Don’t let the fact that this unique little gem of a film has been slotted into the dreaded “Family Film” category. Popovich and the Voice of the Fabled American West is crammed to bursting with witty gags, slapstick daredeviltry, and heart to spare.
Just as important, it’s a quirky, old-school tale of dreamers and doers, long odds and sure bets, and madcap tomfoolery that recalls comedic forebears Buster Keaton and Charles Chaplin at their dynamic best.
The titular Popovich is, in real life, Gregory Popovich of the Popovich Comedy Pet Theater, a touring performance group employing trained animals and based out of Las Vegas. That’s the fact behind this kid-friendly cinematic fiction, which casts Popovich as a down-and-out version of himself. Working odd jobs and busking on the seedier streets of Vegas, Popovich runs afoul of his trailer-park landlord and the local animal ordinances, a situation that drives the engagingly simple plot and results Popovich’s unlikely team-up with a bevy of other Vegas street performers in equally dire straits.
Chief among them are the Space Mime (Mike Thompson) and a pair of sword-wielding Samurai Elvises (G. Scott Thompson and Bob Shaughnessy), a trio that might as well have wandered in from Lance Mungia’s 1998 cult action-comedy Six-String Samurai. (For sure, the two films share a similar anything-goes vibe; Samurai’s ghost of Elvis is here replaced by the “Voice of the Fabled American West” incarnated as a mysterious John Wayne impersonator replete with six-shooters and matching stallion.)

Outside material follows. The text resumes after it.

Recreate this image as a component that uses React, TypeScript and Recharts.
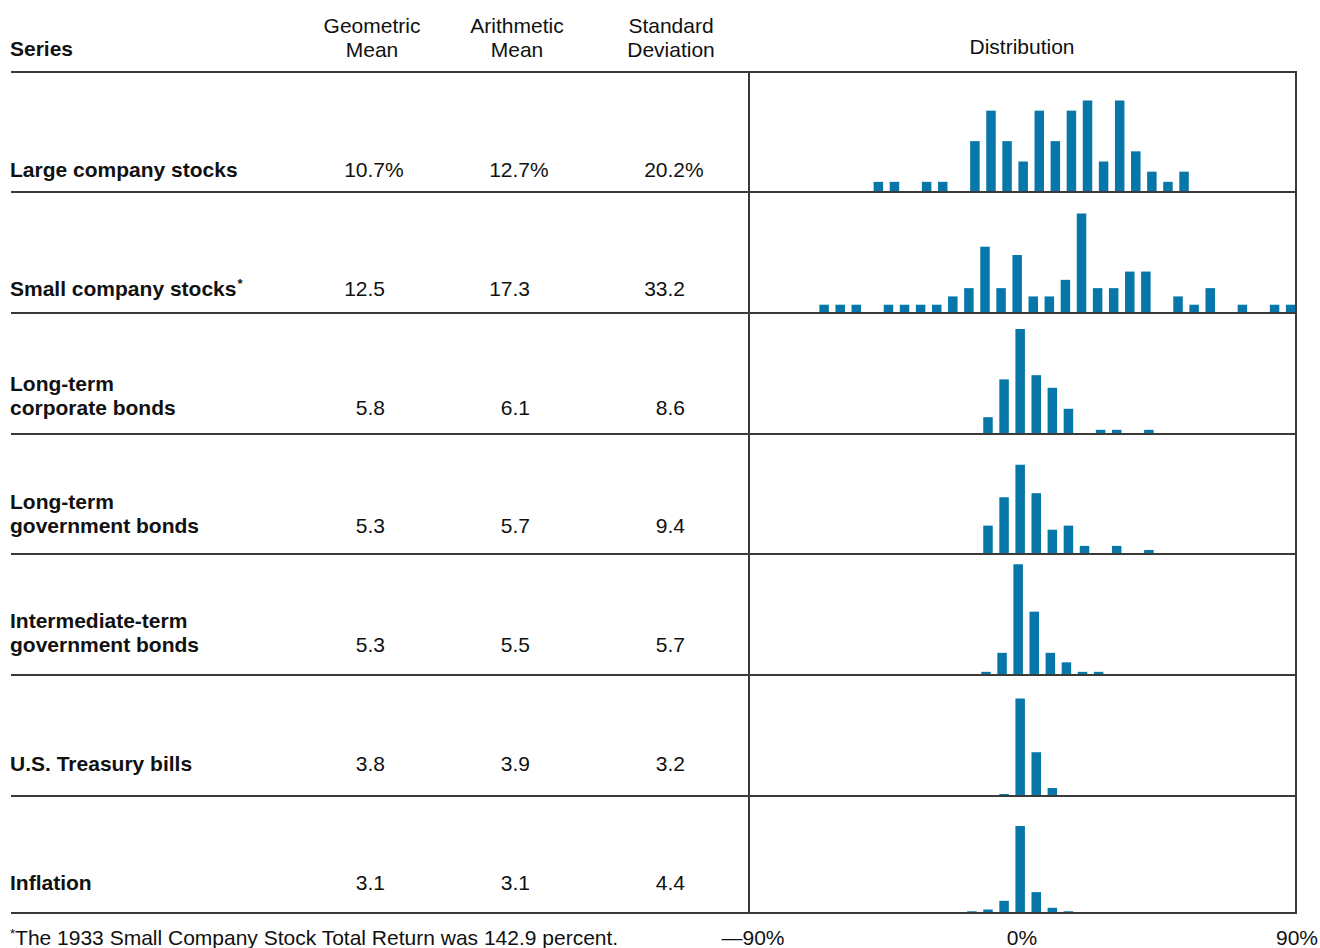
import { BarChart, Bar, XAxis, YAxis } from 'recharts';

// summary statistics, 1926-2001 annual total returns
const seriesNames = [
  ['Large company stocks'],
  ['Small company stocks'],
  ['Long-term', 'corporate bonds'],
  ['Long-term', 'government bonds'],
  ['Intermediate-term', 'government bonds'],
  ['U.S. Treasury bills'],
  ['Inflation'],
];
const footnoted = [false, true, false, false, false, false, false];

const geometricMean = [10.7, 12.5, 5.8, 5.3, 5.3, 3.8, 3.1];
const arithmeticMean = [12.7, 17.3, 6.1, 5.7, 5.5, 3.9, 3.1];
const standardDeviation = [20.2, 33.2, 8.6, 9.4, 5.7, 3.2, 4.4];

// 5% return bins, lower bound
const bins = [
  '-80', '-75', '-70', '-65', '-60', '-55', '-50', '-45', '-40', '-35', '-30', '-25',
  '-20', '-15', '-10', '-5', '0', '5', '10', '15', '20', '25', '30', '35',
  '40', '45', '50', '55', '60', '65', '70', '75', '80', '85',
];

// number of years falling in each bin
const largeStocks = [0, 0, 0, 0, 0, 0, 0, 1, 1, 0, 1, 1, 0, 5, 8, 5, 3, 8, 5, 8, 9, 3, 9, 4, 2, 1, 2, 0, 0, 0, 0, 0, 0, 0];
const smallStocks = [0, 0, 0, 0, 1, 1, 1, 0, 1, 1, 1, 1, 2, 3, 8, 3, 7, 2, 2, 4, 12, 3, 3, 5, 5, 0, 2, 1, 3, 0, 1, 0, 1, 1];
const corpBonds = [0, 0, 0, 0, 0, 0, 0, 0, 0, 0, 0, 0, 0, 0, 4, 13, 25, 14, 11, 6, 0, 1, 1, 0, 1, 0, 0, 0, 0, 0, 0, 0, 0, 0];
const govBonds = [0, 0, 0, 0, 0, 0, 0, 0, 0, 0, 0, 0, 0, 0, 7, 14, 22, 15, 6, 7, 2, 0, 2, 0, 1, 0, 0, 0, 0, 0, 0, 0, 0, 0];
const interGovBonds = [0, 0, 0, 0, 0, 0, 0, 0, 0, 0, 0, 0, 0, 0, 1, 7, 35, 20, 7, 4, 1, 1, 0, 0, 0, 0, 0, 0, 0, 0, 0, 0, 0, 0];
const treasuryBills = [0, 0, 0, 0, 0, 0, 0, 0, 0, 0, 0, 0, 0, 0, 0, 1, 49, 22, 4, 0, 0, 0, 0, 0, 0, 0, 0, 0, 0, 0, 0, 0, 0, 0];
const inflation = [0, 0, 0, 0, 0, 0, 0, 0, 0, 0, 0, 0, 0, 1, 2, 7, 50, 12, 3, 1, 0, 0, 0, 0, 0, 0, 0, 0, 0, 0, 0, 0, 0, 0];

const distributions = [largeStocks, smallStocks, corpBonds, govBonds, interGovBonds, treasuryBills, inflation];

// layout
const FONT = '"Liberation Sans", Arial, Helvetica, sans-serif';
const BAR_COLOR = '#0677a8';
const LINE_COLOR = '#3a3a3a';
const LINE_Y = [72, 192, 313, 434, 554, 675, 796, 913];
const PANEL_L = 749;
const PANEL_R = 1296;
const yScaleMax = [11.8, 14.6, 28.8, 29.6, 38.2, 60.8, 67.2];
const xShift = [6, 0, 3, 3, 0.5, 3, 3];
const valueRight = [385, 530, 685];

const textStyle = { position: 'absolute' as const, fontFamily: FONT, fontSize: 21, lineHeight: '24px', color: '#111', whiteSpace: 'nowrap' as const };

const Histogram = ({ row }: { row: number }) => {
  const data = bins.map((b, i) => ({ bin: b, count: distributions[row][i] }));
  const top = LINE_Y[row];
  const height = LINE_Y[row + 1] - top;
  return (
    <div style={{ position: 'absolute', left: PANEL_L + 3.4 + xShift[row], top, width: PANEL_R - PANEL_L, height }}>
      <BarChart width={PANEL_R - PANEL_L} height={height} data={data} margin={{ top: 0, right: 0, bottom: 0, left: 0 }}>
        <XAxis dataKey="bin" hide />
        <YAxis hide domain={[0, yScaleMax[row]]} />
        <Bar dataKey="count" fill={BAR_COLOR} barSize={9.5} isAnimationActive={false} />
      </BarChart>
    </div>
  );
};

export default function App() {
  return (
    <div style={{ position: 'absolute', left: 0, top: 0, width: 1320, height: 948, background: '#fff', overflow: 'hidden' }}>
      {/* header */}
      <div style={{ ...textStyle, left: 10, top: 37, fontWeight: 'bold' }}>Series</div>
      {[['Geometric', 'Mean', 372], ['Arithmetic', 'Mean', 517], ['Standard', 'Deviation', 671]].map(([a, b, cx]) => (
        <div key={a as string} style={{ ...textStyle, left: (cx as number) - 80, width: 160, top: 14, textAlign: 'center' }}>
          {a}<br />{b}
        </div>
      ))}
      <div style={{ ...textStyle, left: 1022 - 80, width: 160, top: 35, textAlign: 'center' }}>Distribution</div>

      {/* rows */}
      {seriesNames.map((lines, i) => {
        const cy = 170 + i * 118.8;
        const vals = [geometricMean[i], arithmeticMean[i], standardDeviation[i]];
        return (
          <div key={i}>
            <div style={{ ...textStyle, left: 10, top: cy - 12 - (lines.length - 1) * 24, fontWeight: 'bold' }}>
              {lines.map((l, j) => (
                <div key={j}>
                  {l}
                  {footnoted[i] && j === lines.length - 1 && (
                    <span style={{ fontSize: 13, position: 'relative', top: -8, marginLeft: 1 }}>*</span>
                  )}
                </div>
              ))}
            </div>
            {vals.map((v, k) => (
              <div key={k} style={{ ...textStyle, right: 1320 - valueRight[k], top: cy - 12 }}>
                {v.toFixed(1)}
                {i === 0 && <span style={{ position: 'absolute', left: '100%' }}>%</span>}
              </div>
            ))}
            <Histogram row={i} />
          </div>
        );
      })}

      {/* rules */}
      {LINE_Y.map((y) => (
        <div key={y} style={{ position: 'absolute', left: 11, top: y - 1, width: PANEL_R + 1 - 11, height: 2, background: LINE_COLOR }} />
      ))}
      {[PANEL_L, PANEL_R].map((x) => (
        <div key={x} style={{ position: 'absolute', left: x - 1, top: LINE_Y[0], width: 1.6, height: LINE_Y[7] - LINE_Y[0], background: LINE_COLOR }} />
      ))}

      {/* footnote and axis labels */}
      <div style={{ ...textStyle, left: 10, top: 926 }}>
        <span style={{ fontSize: 13, position: 'relative', top: -7 }}>*</span>The 1933 Small Company Stock Total Return was 142.9 percent.
      </div>
      <div style={{ ...textStyle, left: 753 - 50, width: 100, top: 926, textAlign: 'center' }}>—90%</div>
      <div style={{ ...textStyle, left: 1022 - 50, width: 100, top: 926, textAlign: 'center' }}>0%</div>
      <div style={{ ...textStyle, right: 2, top: 926 }}>90%</div>
    </div>
  );
}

The real stars of the show are, no surprise, the acrobatic Popovich and his many trained animals, who are considerably more hilarious and, yep, touching when going through their paces than any film review can make them seem. I shudder to think what the Animal Liberation Front will have to say about Popovich’s four-legged buddies, but the film’s genuine charm and good will should outweigh any concerns ani-moms and PETA-pops about Gregory Popovich’s joyful menagerie. Co-directors Jerry and Mike Thompson have created something downright magical here, and while there may be a couple of moments that might, at best, be called “hokey,” the film as a whole is a triumph of good-natured can-doism, with an emphasis on treating all creatures, great and small, with love, compassion, and the occasional pratfall.